Imaginez : vous entrez dans votre agence bancaire habituelle, vous demandez à acheter 10 000 dollars de Bitcoin, et deux minutes plus tard c’est fait. Sans passer par Coinbase, sans KYC supplémentaire, sans wallet externe. Juste votre banquier qui appuie sur un bouton. Ce scénario, qui semblait encore science-fiction il y a deux ans, vient de devenir légal aux États-Unis.
Le tournant historique de l’OCC du 9 décembre 2025
Le 9 décembre 2025, l’Office of the Comptroller of the Currency (OCC) a publié l’Interpretive Letter 1188. En une dizaine de pages, ce document change radicalement la donne : les banques nationales américaines sont désormais explicitement autorisées à réaliser des transactions en cryptomonnaies pour le compte de leurs clients via le modèle du riskless principal.
Concrètement ? La banque achète le Bitcoin (ou l’Ethereum, ou le Solana…) à un client A, et le revend immédiatement à un client B, dans la même seconde, au même prix. Elle empoche une petite commission d’intermédiation, mais ne prend aucun risque de marché. C’est exactement le même modèle que pour les actions, les obligations ou les devises étrangères depuis des décennies.
« Ces activités sont à faible risque et comparables aux pratiques de courtage déjà autorisées dans la finance traditionnelle. »
Office of the Comptroller of the Currency – Lettre 1188
Pourquoi cette décision arrive-t-elle maintenant ?
2025 marque un changement de paradigme réglementaire aux États-Unis. Depuis l’arrivée de la nouvelle administration et des nominations pro-crypto au sein des grandes agences (SEC, Fed, FDIC, OCC), les barrières tombent les unes après les autres.
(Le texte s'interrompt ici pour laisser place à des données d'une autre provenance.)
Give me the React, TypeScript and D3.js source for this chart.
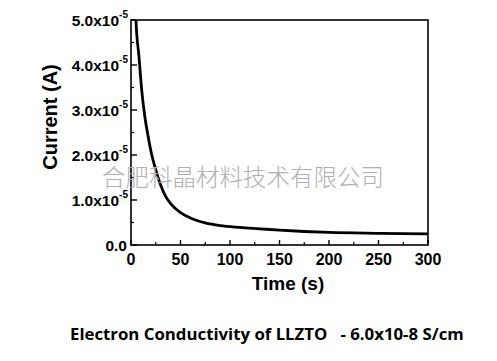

Début 2025, les trois grands régulateurs bancaires avaient déjà retiré les célèbres « SAB 121 » et autres déclarations dissuasives qui décourageaient les banques de toucher aux actifs numériques. L’OCC va aujourd’hui plus loin : non seulement il autorise, mais il encourage les banques à proposer ces services.
Les grandes étapes réglementaires de 2025
- Janvier : Retrait du SAB 121
- Mars : Clarification Fed sur les réserves fractionnaires pour stablecoins
- Juin : Autorisation custody crypto sans limite de bilan
- Septembre : Feu vert aux paiements en stablecoins pour les banques
- Décembre : Intermédiation riskless principal autorisée
Qu’est-ce que le « riskless principal » change vraiment tout ?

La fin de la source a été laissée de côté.